Tawakkol Karman eyes justice, freedom, democracy in lecture
Following President Andy Armacost’s declaration that 2023 would be a year of “connection” for UND, it’s appropriate that last Thursday’s Eye of the Hawk lecture was delivered by a woman whose efforts to organize people through nonviolent protests during the Arab Spring changed the history of Yemen.
Armacost introduced Tawakkol Karman, a journalist, politician, Nobel Peace Prize laureate, and the “mother of the revolution,” to the stage in the nearly full Memorial Union ballroom. Karman’s lecture, aptly titled “Tyranny and the Future of Democracy,” was focused on authoritarian threats to democracy around the world and the repercussions that tyranny can have.

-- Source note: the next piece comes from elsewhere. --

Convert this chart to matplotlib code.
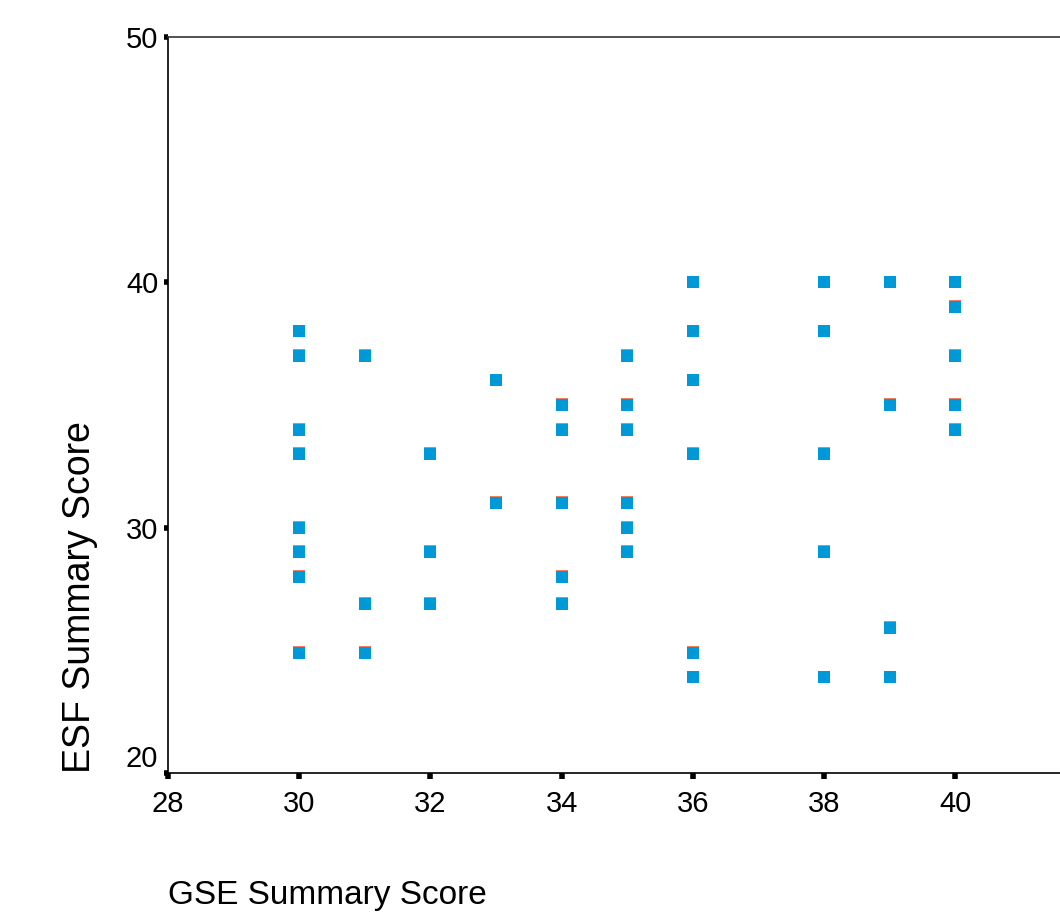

Now in its seventh year, the lecture series was conceived by former UND President Mark Kennedy to bring national and world-class thinkers, speakers, and leaders to UND. Kennedy named the series after a piece of Arthurian lore in which Merlin transformed Arthur into a hawk to gain a new perspective, hoping to expand the minds of the UND community in a similar way.
Throughout the 30-minute speech, Karman, the first Arab woman to receive the Nobel Peace Prize, covered topics such as resource inequality, climate change, human rights, and the increasing challenges of globalization. All of these were addressed with an appropriate level of graveness while remaining optimistic about the global defense of democracy and equality.